Oh I don’t think i would ever make halva myself… my skills with hot sugar and candy thermometers are elementary at best…!!

:joy: “tangential” that’s hysterical! And if that’s a qualifier for mental health concerns about all of nyc needs serious help!

Actually no, last time i needed baking soda i just bought a new box, used some, and then swapped the new one into my fridge - I figured at some point they do stop being effective if old


I used to have HIP! Health Insurance Plan of NY, as a kid in the sixties, seventies. That explains everything.


I tried to make hummus in a Vitamix, and it all gummed up and wouldn’t blend until I added more liquid than I wanted to.


I find the texture of hummus better from a food processor than the vitamix and baking soda gives me a pasty texture. Maybe I’m doing it wrong


Well I’m seriously low-tech, so I usually use my immersion blender (cuz i hate cleaning my big blender) and that has always worked great for me.
Were you following a specific recipe? Tahini varies a lot in texture too, so if that’s too thick you might need a splash of ice water to help it along


Yes they do. Was using the same brand when trying my vitamix to make hummus the first time. I imaging the addition of more bean cooking liquid would have helped


Adding the still warm bean liquid definitely helps, but when i make hummus with canned beans i’ve used ice water (something i read at one point, literally water from a glass with lots of ice) which helps bring it together.
It’s overall an unpredictable process, a lot of taste/adjust as you go. Also for a tasty restaurant style hummus it takes a lot of tahini (some recipes really skimp on the tahini) and sometimes an extra squeeze of lemon to brighten it up


I’m looking for a completely smooth texture, and I have never been able to achieve that with the food processor.


Mine is never quite as smooth as, say, softly whipped whipped cream (which I"m not sure I’d like, anyway), but I get it as smooth as the smoothest restaurant versions I’ve had by removing the skins and then letting the FP for a fairly extended period after adding the other ingredients (mostly tahini, but also a little olive oil and lemon juice) after I’ve chopped the chickpeas fairly small to start with.
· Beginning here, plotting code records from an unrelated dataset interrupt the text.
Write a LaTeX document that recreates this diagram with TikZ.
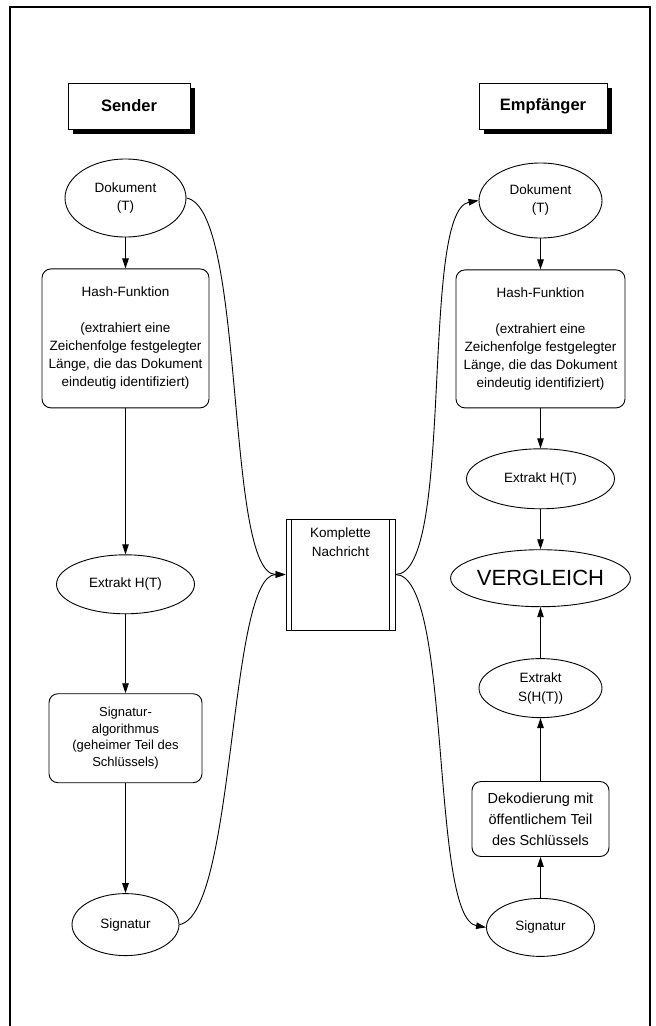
\documentclass[tikz,border=0pt]{standalone}
\usepackage{fontspec}
\setmainfont{Liberation Sans}
\usetikzlibrary{positioning,shapes.geometric,shadows,arrows.meta}

\begin{document}
\begin{tikzpicture}[x=1pt,y=1pt,line width=0.9pt,
    >={Triangle[length=10pt,width=6.5pt]},
    every node/.style={align=center,inner sep=0pt,font=\fontsize{13.5}{18}\selectfont},
    head/.style={draw,fill=white,minimum height=46pt,font=\bfseries\fontsize{16.5}{20}\selectfont,
        drop shadow={shadow xshift=5pt,shadow yshift=-5pt,fill=black,opacity=1}},
    oval/.style={draw,ellipse},
    box/.style={draw,rounded corners=9pt}]
    \useasboundingbox (0,0) rectangle (656,-1026);
    \draw[line width=1.2pt] (10,-1030) -- (10,-7) -- (650,-7) -- (650,-1030);

    % Sender
    \node[head,minimum width=122pt] (sender) at (129,-106) {Sender};
    \node[oval,minimum width=121pt,minimum height=78pt] (docS) at (125.5,-198) {Dokument\\(T)};
    \node[box,minimum width=167pt,minimum height=139pt,below=31pt of docS] (hashS)
        {Hash-Funktion\\[18pt](extrahiert eine\\Zeichenfolge festgelegter\\Länge, die das Dokument\\eindeutig identifiziert)};
    \node[oval,minimum width=138pt,minimum height=59pt,below=146pt of hashS] (extS) {Extrakt H(T)};
    \node[box,minimum width=153pt,minimum height=89pt,below=79pt of extS,
        font=\fontsize{13}{16.5}\selectfont] (algS) {Signatur-\\algorithmus\\(geheimer Teil des\\Schlüssels)};
    \node[oval,minimum width=107pt,minimum height=62pt,below=110pt of algS] (sigS) {Signatur};

    % Empfaenger
    \node[head,minimum width=128pt] (empf) at (543,-106) {Empfänger};
    \node[oval,minimum width=123pt,minimum height=75pt] (docE) at (540.5,-200.5) {Dokument\\(T)};
    \node[box,minimum width=169pt,minimum height=138pt,below=31pt of docE] (hashE)
        {Hash-Funktion\\[18pt](extrahiert eine\\Zeichenfolge festgelegter\\Länge, die das Dokument\\eindeutig identifiziert)};
    \node[oval,minimum width=148pt,minimum height=60pt,below=40pt of hashE] (extE) {Extrakt H(T)};
    \node[oval,minimum width=168pt,minimum height=57pt,below=40pt of extE,
        font=\fontsize{22}{26}\selectfont] (cmp) {VERGLEICH};
    \node[oval,minimum width=123pt,minimum height=59pt,below=51pt of cmp,
        font=\fontsize{13.5}{19}\selectfont] (extSig) {Extrakt\\S(H(T))};
    \node[box,minimum width=137pt,minimum height=75pt,below=63pt of extSig,
        font=\fontsize{14.5}{21}\selectfont] (dec) {Dekodierung mit\\öffentlichem Teil\\des Schlüssels};
    \node[oval,minimum width=108pt,minimum height=58pt,below=41pt of dec] (sigE) {Signatur};

    % Nachricht
    \node[draw,minimum width=109pt,minimum height=111pt] (msg) at (340.5,-574.5) {};
    \draw ([xshift=6pt]msg.north west) -- ([xshift=6pt]msg.south west);
    \draw ([xshift=-6pt]msg.north east) -- ([xshift=-6pt]msg.south east);
    \node[below=9pt of msg.north,font=\fontsize{13.5}{19}\selectfont] (msgtxt) {Komplette\\Nachricht};

    \draw[->] (docS) -- (hashS);
    \draw[->] (hashS) -- (extS);
    \draw[->] (extS) -- (algS);
    \draw[->] (algS) -- (sigS);
    \draw[->] (docE) -- (hashE);
    \draw[->] (hashE) -- (extE);
    \draw[->] (extE) -- (cmp);
    \draw[->] (sigE) -- (dec);
    \draw[->] (dec) -- (extSig);
    \draw[->] (extSig) -- (cmp);
    \draw[->] (docS.east) to[out=-10,in=180,looseness=0.4] (msg.west);
    \draw[->] (sigS.east) to[out=10,in=180,looseness=0.4] (msg.west);
    \draw[->] (msg.east) to[out=0,in=190,looseness=0.4] (docE.west);
    \draw[->] (msg.east) to[out=0,in=170,looseness=0.4] (sigE.west);
\end{tikzpicture}
\end{document}
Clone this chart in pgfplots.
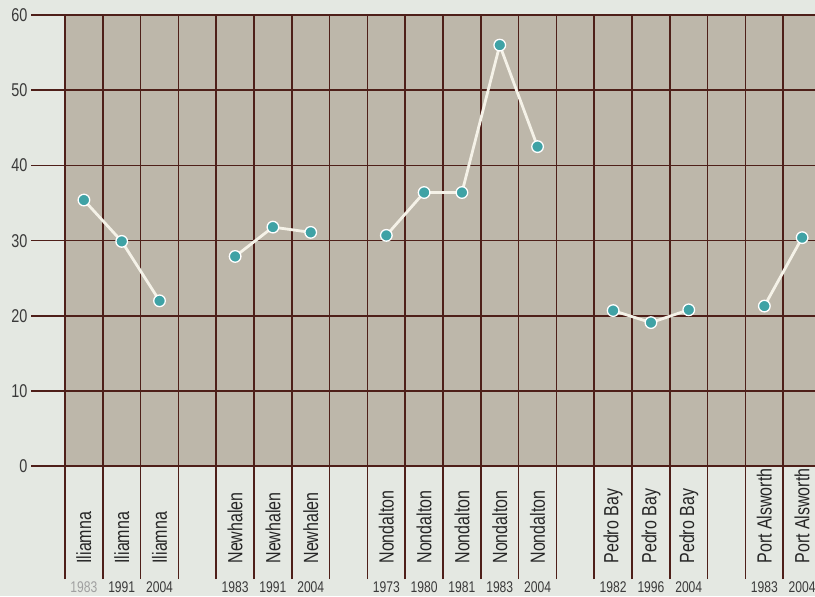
\documentclass[border=0pt]{standalone}
\usepackage{fontspec}
\setmainfont{Liberation Sans}[FakeStretch=0.78]
\usepackage{pgfplots}
\pgfplotsset{compat=1.18}

\definecolor{pagebg}{HTML}{E4E8E2}
\definecolor{plotbg}{HTML}{BDB7AA}
\definecolor{gridbrown}{HTML}{4E1F19}
\definecolor{linecream}{HTML}{F5F2E8}
\definecolor{dotteal}{HTML}{3FA2A5}
\definecolor{labelgray}{HTML}{262626}
\definecolor{yeargray}{HTML}{3A3A3A}
\definecolor{fadedgray}{HTML}{A0A0A0}

\newcommand{\nm}[1]{{\fontsize{20.5}{20.5}\selectfont\color{labelgray}#1}}

\pgfplotsset{
  town/.style={color=linecream, line width=2.8pt, mark=*, mark size=5.8pt,
    mark options={fill=dotteal, draw=white, line width=1.3pt}},
}

\begin{document}
\begin{tikzpicture}
\begin{axis}[
  set layers,
  scale only axis,
  width=756pt, height=564pt,
  xmin=0, xmax=20, ymin=-15, ymax=60,
  clip=false,
  axis line style={draw=none},
  ytick={0,10,...,60},
  ymajorgrids,
  major grid style={gridbrown, line width=1.6pt},
  minor grid style={gridbrown, line width=1.6pt},
  minor xtick={0,1,...,20},
  xminorgrids,
  minor tick length=0pt,
  tick align=outside,
  ytick pos=left,
  xtick pos=bottom,
  major tick length=34pt,
  ytick style={gridbrown, line width=1.6pt},
  xtick style={draw=none},
  /pgf/number format/assume math mode=true,
  yticklabel style={font=\fontsize{18.5}{18.5}\selectfont, text=yeargray},
  xtick={0.5,1.5,2.5,4.5,5.5,6.5,8.5,9.5,10.5,11.5,12.5,14.5,15.5,16.5,18.5,19.5},
  xticklabels={\textcolor{fadedgray}{1983},1991,2004,1983,1991,2004,1973,1980,1981,1983,2004,1982,1996,2004,1983,2004},
  xticklabel style={font=\fontsize{15.5}{15.5}\selectfont, text=yeargray, yshift=34.5pt},
  extra x ticks={0.5,1.5,2.5,4.5,5.5,6.5,8.5,9.5,10.5,11.5,12.5,14.5,15.5,16.5,18.5,19.5},
  extra x tick labels={\nm{Iliamna},\nm{Iliamna},\nm{Iliamna},\nm{Newhalen},\nm{Newhalen},\nm{Newhalen},\nm{Nondalton},\nm{Nondalton},\nm{Nondalton},\nm{Nondalton},\nm{Nondalton},\nm{Pedro Bay},\nm{Pedro Bay},\nm{Pedro Bay},\nm{Port Alsworth},\nm{Port Alsworth}},
  extra x tick style={xticklabel style={yshift=11.5pt, rotate=90, anchor=west}},
]
\begin{pgfonlayer}{axis background}
  \fill[pagebg] (axis cs:-1.72,62.0) rectangle (axis cs:21,-17.26);
  \fill[plotbg] (axis cs:0,0) rectangle (axis cs:20,60);
\end{pgfonlayer}
\coordinate (bbA) at (axis cs:-1.72,62.0);
\coordinate (bbB) at (axis cs:19.84,-17.26);

% Iliamna
\addplot[town] coordinates {(0.5,35.4) (1.5,29.9) (2.5,22.0)};
% Newhalen
\addplot[town] coordinates {(4.5,27.9) (5.5,31.8) (6.5,31.1)};
% Nondalton
\addplot[town] coordinates {(8.5,30.7) (9.5,36.4) (10.5,36.4) (11.5,56.0) (12.5,42.5)};
% Pedro Bay
\addplot[town] coordinates {(14.5,20.7) (15.5,19.1) (16.5,20.8)};
% Port Alsworth
\addplot[town] coordinates {(18.5,21.3) (19.5,30.4)};
\end{axis}
\pgfresetboundingbox
\path[use as bounding box] (bbA) rectangle (bbB);
\end{tikzpicture}
\end{document}
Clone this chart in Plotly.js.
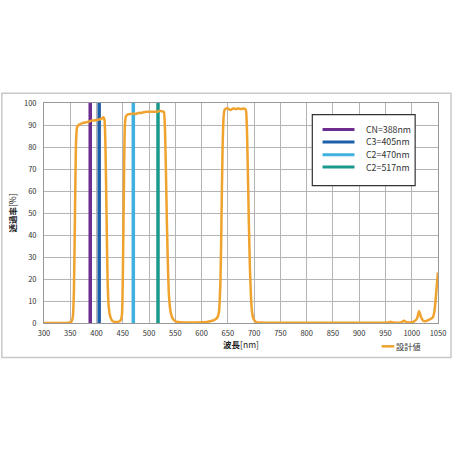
<!DOCTYPE html>
<html><head><meta charset="utf-8">
<script src="https://cdn.plot.ly/plotly-3.0.1.min.js"></script>
<style>html,body{margin:0;padding:0;background:#fff;}#c{width:455px;height:455px;}</style>
</head><body><div id="c"></div>
<script>
// Designed transmittance curve (wavelength nm, transmittance %)
const wavelength = [300,340,350,353,355,357,359,361,363,366,370,375,380,385,390,395,400,405,410,413,415,417,419,421,423,426,430,435,440,445,448,450,452,454,456,458,460,465,470,475,480,485,490,495,500,505,510,515,520,525,528,530,532,534,536,538,541,545,550,560,580,600,610,620,625,630,633,636,638,640,642,644,647,650,655,660,665,670,675,680,684,686,688,690,692,694,696,698,701,705,710,750,800,900,955,960,965,980,985,990,1000,1005,1010,1014,1018,1022,1026,1030,1035,1040,1043,1046,1048,1050];
const transmittance = [0,0,0.3,1,3,15,50,82,89,90,90.5,91,91.2,91.5,92,92,92.3,92.5,93,93.5,92.5,80,50,20,8,3,1,0.5,0.5,1,3,20,60,90,94,94.5,94.8,95,95.2,95,95.5,95.5,95.8,96,96,96,96,96,96.5,96.2,96,90,70,45,25,12,5,2,0.8,0.3,0.2,0.3,0.5,1,1.5,2.5,5,20,50,80,94,97,97.5,97.5,96.8,97.5,97.3,97.5,97.3,97.5,97,90,70,45,25,12,5,2.5,1,0.3,0.2,0.1,0.1,0.1,0.2,0.6,0.2,0.3,1,0.4,0.3,0.8,2,5.3,2.5,1,0.8,1.2,1.8,2.5,5,12,18,23];
const curveName = '設計値';
// Center wavelength markers
const markerNames = ['CN=388nm','C3=405nm','C2=470nm','C2=517nm'];
const markerWavelengths = [388,405,470,517];
const markerColors = ['#6b2d8e','#1f5fa8','#40b0e0','#1a9a8c'];
const xTicks = [300,350,400,450,500,550,600,650,700,750,800,850,900,950,1000,1050];
const yTicks = [0,10,20,30,40,50,60,70,80,90,100];

const curveColor = '#f0a22e';
const traces = [];
markerWavelengths.forEach((w,i)=>{
  traces.push({x:[w,w], y:[0,100], type:'scatter', mode:'lines', name:markerNames[i],
    line:{color:markerColors[i], width:3.5}, showlegend:false, hoverinfo:'skip'});
});
traces.push({x:wavelength, y:transmittance, type:'scatter', mode:'lines', name:curveName,
  line:{color:curveColor, width:2.5, shape:'spline', smoothing:0.6}, showlegend:false});

// Legend drawn in paper coordinates
const shapes = [
  {type:'rect', xref:'paper', yref:'paper', x0:-0.107, x1:1.033, y0:-0.157, y1:1.044,
    line:{color:'#c8c8c8', width:1.5}, fillcolor:'rgba(0,0,0,0)', layer:'below'},
  {type:'rect', xref:'paper', yref:'paper', x0:0.681, x1:0.942, y0:0.624, y1:0.947,
    line:{color:'#333', width:1.2}, fillcolor:'#fff', layer:'above'}
];
const annotations = [];
const rowY = [0.879, 0.823, 0.765, 0.709];
markerNames.forEach((n,i)=>{
  shapes.push({type:'line', xref:'paper', yref:'paper', x0:0.707, x1:0.788, y0:rowY[i], y1:rowY[i],
    line:{color:markerColors[i], width:3}, layer:'above'});
  annotations.push({xref:'paper', yref:'paper', x:0.811, y:rowY[i], xanchor:'left', yanchor:'middle',
    text:n, showarrow:false, font:{size:8.8, color:'#333'}});
});
shapes.push({type:'line', xref:'paper', yref:'paper', x0:0.857, x1:0.889, y0:-0.106, y1:-0.106,
  line:{color:curveColor, width:2.5}});
annotations.push({xref:'paper', yref:'paper', x:0.889, y:-0.106, xanchor:'left', yanchor:'middle',
  text:curveName, showarrow:false, font:{size:8.2, color:'#333'}});

const fontMain = 'Noto Sans CJK JP, Noto Sans, sans-serif';
const layout = {
  width:455, height:455,
  margin:{l:44, r:16.5, t:102.7, b:131.7},
  paper_bgcolor:'#fff', plot_bgcolor:'#fff',
  font:{family:fontMain, size:8, color:'#333'},
  showlegend:false,
  xaxis:{range:[300,1050], tickvals:xTicks, ticktext:xTicks.map(String), showgrid:true,
    gridcolor:'#b4b4b4', gridwidth:1, zeroline:false, showline:true, linecolor:'#999', mirror:true,
    ticks:'', ticklabelstandoff:3, tickfont:{size:7.5, color:'#333'},
    title:{text:'<b>波長</b>[nm]', font:{size:8.5, color:'#222'}, standoff:5}},
  yaxis:{range:[0,100], tickvals:yTicks, showgrid:true, gridcolor:'#b4b4b4', gridwidth:1,
    zeroline:false, showline:true, linecolor:'#999', mirror:true, ticks:'', ticklabelstandoff:5,
    tickfont:{size:7.5, color:'#333'},
    title:{text:'<b>透過率</b>[%]', font:{size:8.5, color:'#222'}, standoff:6}},
  shapes:shapes, annotations:annotations
};
Plotly.newPlot('c', traces, layout, {displayModeBar:false, staticPlot:true});
</script></body></html>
I took off the skins once. It took me an hour.


If you use the Dizengoff method and add baking soda to the soaking and cooking water, you’ll able to get a very smooth texture. I used to peel the chickpeas. Now I don’t have to.


I’ve tried that, but I don’t really know how to calculate the proper amount. I don’t like the baking soda taste in the hummus. I never tried the Dizengoff version–when I’m in New York, I go for Chinese dumplings, not hummus–but I have had other Israeli versions I did not much like.


1 tsp per cup of dried chickpeas in the soaking water, and a 2nd tsp in the cooking water. You probably will taste it, even if you rinse, as I do. This is the recipe I started with:

I now use 3/4 tsp salt and 2 cloves of garlic. And yeah, there’s no real reason to buy hummus at a restaurant, as far as I’m concerned. It doesn’t require a hell of a lot of skill (or time, or hard-to-find ingredients) to make.